De retour à la base, nous apprenons que l’équipage Boissieu, Canut, Henson n’est pas rentré. J’avais fait avec eux mon OTU (Operational Training Unit) à Bicester. A-t-il été touché par l’artillerie amie ou ennemie ? A-t-il volé trop bas ? Nous ne savons pas. Le risque était le même, aussi important.
Enfin, sur les 25 pilotes du groupe, comment ont été choisis les 12 pilotes de la mission ?
Une chose est sûre. Ils avaient tous une expérience opérationnelle, ce qui éliminait les nouveaux arrivés.
Personnellement, j’avais, le 6 juin, 28 missions de guerre et à cette époque le « Tour » était de 30 missions. Ensuite, je suppose que notre patron et leader de cette mission, le commandant Gori, devenu plus tard le général Fourquet, chef d’état-major général des armées, avait établi un dosage entre les surdoués, les doués et les moins bons. Cette mission était théoriquement très dangereuse, et n’y faire participer que les meilleurs risquait de compromettre le niveau opérationnel du groupe.
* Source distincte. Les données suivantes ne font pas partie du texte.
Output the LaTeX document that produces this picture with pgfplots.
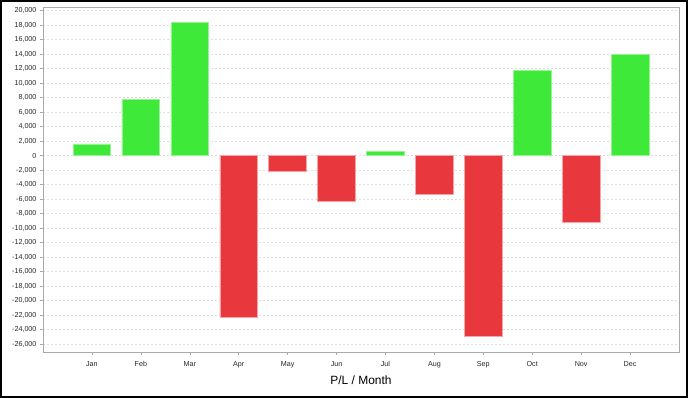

Donc, ceux qui, comme moi, ont eu le privilège d’effectuer cette mission n’ont pas eu plus de mérite que ceux qui sont restés au sol ce jour-là. Et en affirmant cela je pense aux quatre équipages perdus la nuit du 4 août et aux autres que nous ne pourrons oublier.
Extrait de la Revue de la France Libre, n° 287, 3e trimestre 1994.